For lovers – and writers – of sci-fi, fantasy, and horror fiction, the one event you need to book (pun intended) is Alt.Fiction festival in April. Back once again for the best of alternative fiction, this year’s festival is a new; more lean and refined, version designed to encompass more of the social elements.
I cannot deny that I was at first disappointed in learning that Alt.Fiction was slimming down their programme. However, I recall all too well the sheer mental exhaustion in trying to cram three hours worth of workshops (these being Paul Kane’s Heroes and Villians seminar, Paul Balatyne’s Science and Exposition workshop, and the Dark Fantasy discussion with Raven Dane and Kim Lakin-Smith). I was so brain-burned afterwards, that I needed to chill out, and found myself having a chat about gaming and fantasy fiction over a beer with Gav Thorpe!
For those who may be wondering if they will find themselves twiddling their thumbs, fear not: organiser Adele assumes us that “Alt.Fiction is slimming down the programme because the social element has always been important to the festival and it seemed important to allow time for that. We have fourteen panels, six workshops and a variety of other things going on, so there is still plenty going on.”

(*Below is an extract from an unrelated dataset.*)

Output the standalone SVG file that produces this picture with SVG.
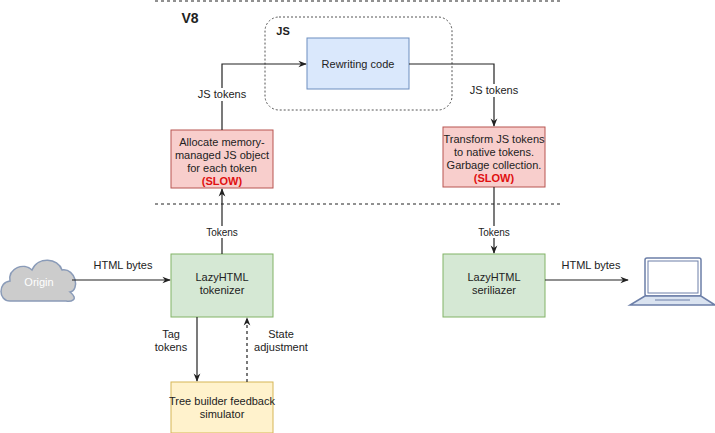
<svg xmlns="http://www.w3.org/2000/svg" width="715" height="433" viewBox="0 0 715 433">
<style>
text{font-family:"Liberation Sans",Arial,sans-serif;font-size:11px;fill:#222;text-anchor:middle}
.b{font-weight:bold}
.red{fill:#f8cecc;stroke:#b85450}
.green{fill:#d5e8d4;stroke:#82b366}
.blue{fill:#dae8fc;stroke:#6c8ebf}
.yel{fill:#fff2cc;stroke:#d6b656}
.ln{fill:none;stroke:#222;stroke-width:1.2}
.sep{stroke:#222;stroke-width:1;stroke-dasharray:3 3}
</style>
<defs><marker id="a" viewBox="0 0 10 10" refX="9" refY="5" markerWidth="7" markerHeight="7" orient="auto"><path d="M0,1 L10,5 L0,9 L3,5z" fill="#222"/></marker></defs>
<line class="sep" x1="155" y1="1" x2="560" y2="1"/>
<line class="sep" x1="155" y1="204" x2="560" y2="204"/>
<text x="190" y="23" class="b" style="font-size:14px">V8</text>
<g id="js"><rect x="265" y="17" width="187" height="93" rx="14" fill="none" stroke="#555" stroke-dasharray="2 2"/><text x="283" y="35" class="b">JS</text></g>
<g id="rewrite"><rect class="blue" x="307" y="38" width="102" height="51"/><text x="358" y="68">Rewriting code</text></g>
<g id="alloc"><rect class="red" x="171" y="130" width="102" height="58"/><text x="222" y="146">Allocate memory-</text><text x="222" y="159">managed JS object</text><text x="222" y="172">for each token</text><text x="222" y="185" class="b" style="fill:#e01010">(SLOW)</text></g>
<g id="transform"><rect class="red" x="443" y="127" width="102" height="60"/><text x="494" y="143">Transform JS tokens</text><text x="494" y="156">to native tokens.</text><text x="494" y="169">Garbage collection.</text><text x="494" y="182" class="b" style="fill:#e01010">(SLOW)</text></g>
<g id="tokenizer"><rect class="green" x="171" y="254" width="102" height="63"/><text x="222" y="281">LazyHTML</text><text x="222" y="294">tokenizer</text></g>
<g id="serializer"><rect class="green" x="443" y="254" width="102" height="63"/><text x="494" y="281">LazyHTML</text><text x="494" y="294">seriliazer</text></g>
<g id="tree"><rect class="yel" x="171" y="382" width="102" height="51"/><text x="222" y="405">Tree builder feedback</text><text x="222" y="418">simulator</text></g>
<g id="origin"><path d="M10,301 C-2,301 -2,282 10,281 C8,268 24,262 32,270 C38,256 58,258 62,270 C76,268 80,290 70,292 C80,300 70,302 66,301 Z" fill="#ccc" stroke="#8a9bb8" stroke-width="1.5"/><text x="39" y="286" style="fill:#fff">Origin</text></g>
<g id="laptop"><rect x="645" y="258" width="56" height="38" rx="2" fill="#fff" stroke="#6c7fa8" stroke-width="1.5"/><rect x="648" y="261" width="50" height="32" fill="#fff" stroke="#6c7fa8"/><path d="M645,296 L630,305 L715,305 L701,296 Z" fill="#dae3f0" stroke="#6c7fa8" stroke-width="1.5"/><line x1="655" y1="300" x2="690" y2="300" stroke="#6c7fa8"/></g>
<g id="connectors">
<line class="ln" x1="222" y1="254" x2="222" y2="189" marker-end="url(#a)"/>
<path class="ln" d="M222,130 V64 H306" marker-end="url(#a)"/>
<path class="ln" d="M409,64 H494 V126" marker-end="url(#a)"/>
<line class="ln" x1="494" y1="187" x2="494" y2="253" marker-end="url(#a)"/>
<line class="ln" x1="72" y1="280" x2="170" y2="280" marker-end="url(#a)"/>
<line class="ln" x1="545" y1="280" x2="628" y2="280" marker-end="url(#a)"/>
<line class="ln" x1="197" y1="317" x2="197" y2="381" marker-end="url(#a)"/>
<line class="ln" x1="247" y1="382" x2="247" y2="318" stroke-dasharray="3 3" marker-end="url(#a)"/>
<g style="font-size:10px">
<rect x="202" y="226" width="40" height="12" fill="#fff"/><text x="222" y="236" style="font-size:10px">Tokens</text>
<rect x="474" y="226" width="40" height="12" fill="#fff"/><text x="494" y="236" style="font-size:10px">Tokens</text>
<rect x="196" y="88" width="52" height="13" fill="#fff"/><text x="222" y="98">JS tokens</text>
<rect x="468" y="84" width="52" height="13" fill="#fff"/><text x="494" y="94">JS tokens</text>
<text x="123" y="269">HTML bytes</text>
<text x="591" y="269">HTML bytes</text>
<text x="171" y="338">Tag</text><text x="171" y="351">tokens</text>
<text x="281" y="338">State</text><text x="281" y="351">adjustment</text>
</g>
</g>
</svg>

The workshops currently planned include:
Alex Davis running one of his popular short story workshops, Guy Adams will be running a workshop on dealing with an audience, Clarke Awards’ Tom Hunter will be talking about self-promotion and online marketing, Mark Chadbourn will offer an interactive lecture on the business of writing, Kim Lakin-Smith will be Getting Steaming: Putting the Punk into Alternative History, and Fruit Bruise will be running the first of a series of workshops looking to work on an anthology with emerging and excluded writers.
As you can see, this program of workshops encompasses more than just writing itself, but business and marketing aspect (you can write all you want, but you will not get anywhere unless you promote yourself!).
Guest of Honour for this year’s Alt.Fiction include:
Ken MacLeod is a multi award-winning author of many science fiction novels, including the Fall Revolution quartet, the Engines of Light trilogy, and several stand-alone novels.
Mark Chadbourn is an award-winning author, a screenwriter for BBC Drama. The author of sixteen novels and one non-fiction book he is a two-time winner of the British Fantasy Award.
Tom Hunter is Director of the Arthur C. Clarke Award for Science Fiction Literature.
Described as “Britain’s most respected living horror writer”, Ramsey Campbell has been given more awards than any other writer in the field. He has been the recipient of the Grand Master Award of the World Horror Convention, the Lifetime Achievement Award of the Horror Writers Association and the Living Legend Award of the International Horror Guild.
Andy Remic is the author of many novels, including Spiral, Quake, and Warhead. Andy also runs Anarchy Books publishers.
Terry Martin is the publishing editor of Murky Depths, organiser of The House of Murky Depths and their Young Adult imprint Murkee, as well as being a writer and an artist.
Paul Cornell is a writer of SF and fantasy in prose, comics and television, and the only person to have been Hugo Award nominated for all three media. His first urban fantasy novel, Cops and Monsters, will be released in October.
Kim Lakin-Smith is the author of Tourniquet, Cyber Circus, and Queen Rat. Her dark fantasy and science fiction short stories have appeared in various magazines and anthologies including Black Static, Interzone, and Celebration.
Paul Kane is an award-winning writer and editor. He is the author of The Gemini Factor and the bestselling Arrowhead trilogy. His non-fiction books are The Hellraiser Films and Their Legacy and Voices in the Dark.
Marie O’Regan is a British Fantasy Award-nominated horror author and editor. She has had fiction published in the UK, USA, Canada, Italy and Germany, and her first collection, Mirror Mere, was published by Rainfall Books in 2006.
Don’t think that Alt.Fiction is merely for writers, budding or otherwise. Yes, there is a significant number of workshops for writers, but there will be several panels designed to actively encourage group discussion (rather than a formal Q&A during the final few minutes of a talk). There is of course the opportunity to meet and talk to some of the best minds in genre fiction, who are also some of the friendliest (and strangest) bunch of people you can meet.
My thanks to Adele of Alt.Fiction for taking the time to answer my questions.